The fact that this lawsuit seems to involve CREDO makes me wonder if the feds aren't simply going after left-wing political activists, and not terrorists. I am deeply disappointed over the Obama administration's willingness to expand the warrantless surveillance state, but not surprised. It would be the same no matter who won the election -- once this kind of power is legitimized, it is certain that it will be used. From the Wall Street Journal:

Early last year, the Federal Bureau of Investigation sent a secret letter to a phone company demanding that it turn over customer records for an investigation. The phone company then did something almost unheard of: It fought the letter in court.

The U.S. Department of Justice fired back with a serious accusation. It filed a civil complaint claiming that the company, by not handing over its files, was interfering "with the United States' sovereign interests" in national security.

The legal clash represents a rare and significant test of an investigative tool strengthened by the USA Patriot Act, the counterterrorism law enacted after the attacks of Sept. 11, 2001.

The case is shrouded in secrecy. The person at the company who received the government's request—known as a "national security letter," or NSL—is legally barred from acknowledging the case, or even the letter's existence, to almost anyone but company lawyers.

"This is the most important national-security-letter case" in years, said Stephen Vladeck, a professor and expert on terrorism law at the American University Washington College of Law. "It raises a question Congress has been trying to answer: How do you protect the First Amendment rights of an NSL recipient at the same time as you protect the government's interest in secrecy?"

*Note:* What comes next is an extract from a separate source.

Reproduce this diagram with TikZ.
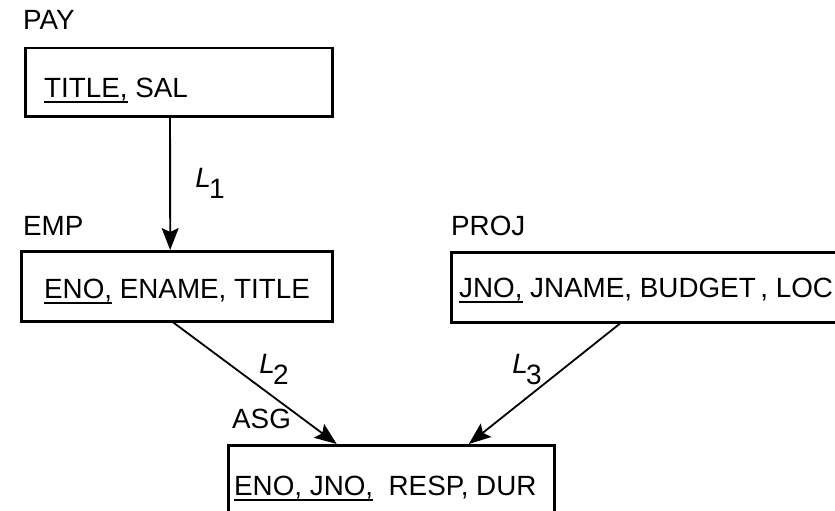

Although they can't legally confirm it, they go on to say that the process of elimination appears to point to Working Assets, which owns CREDO.

In the challenge playing out in California, the company is fighting the letters on constitutional grounds. It is arguing, among other things, that the gag orders associated with most of these letters improperly restrain speech without a judge's authorization.

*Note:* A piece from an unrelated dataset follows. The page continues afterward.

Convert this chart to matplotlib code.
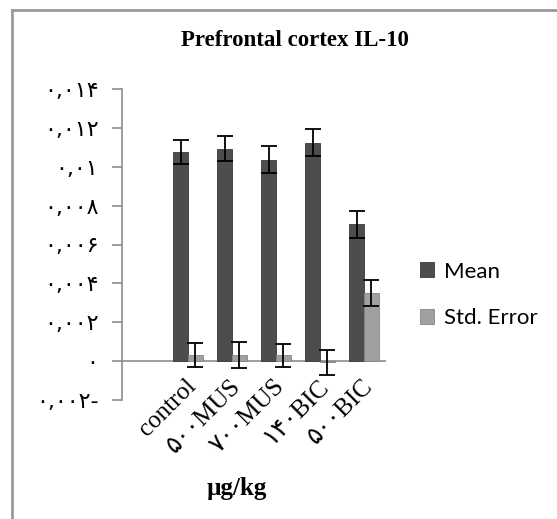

The FBI says it must maintain the secrecy of national security letters to avoid tipping off potential terrorists. The letters are "critical to our ability to keep the country safe," then-Acting Assistant Attorney General for National Security Todd Hinnen told the House Judiciary Subcommittee on Crime, Terrorism and Homeland Security last year.

National security letters were originally for FBI investigations where there were "specific and articulable facts" indicating the information was related to a foreign agent. The Patriot Act eliminated the requirements for specific facts and a link to a foreign agent.

Since then, use of the letters has increased. In 2000, there were about 8,500 such requests; last year, the FBI made 16,511, according to the Justice Department. That number includes letters asking for things such as records of the numbers called by a phone, or the "to" and "from" lines of emails, but it doesn't count requests that ask only what subscriber is associated with an account. Including those, more than 49,000 requests were sent in 2006, according to a report from the Justice Department's inspector general.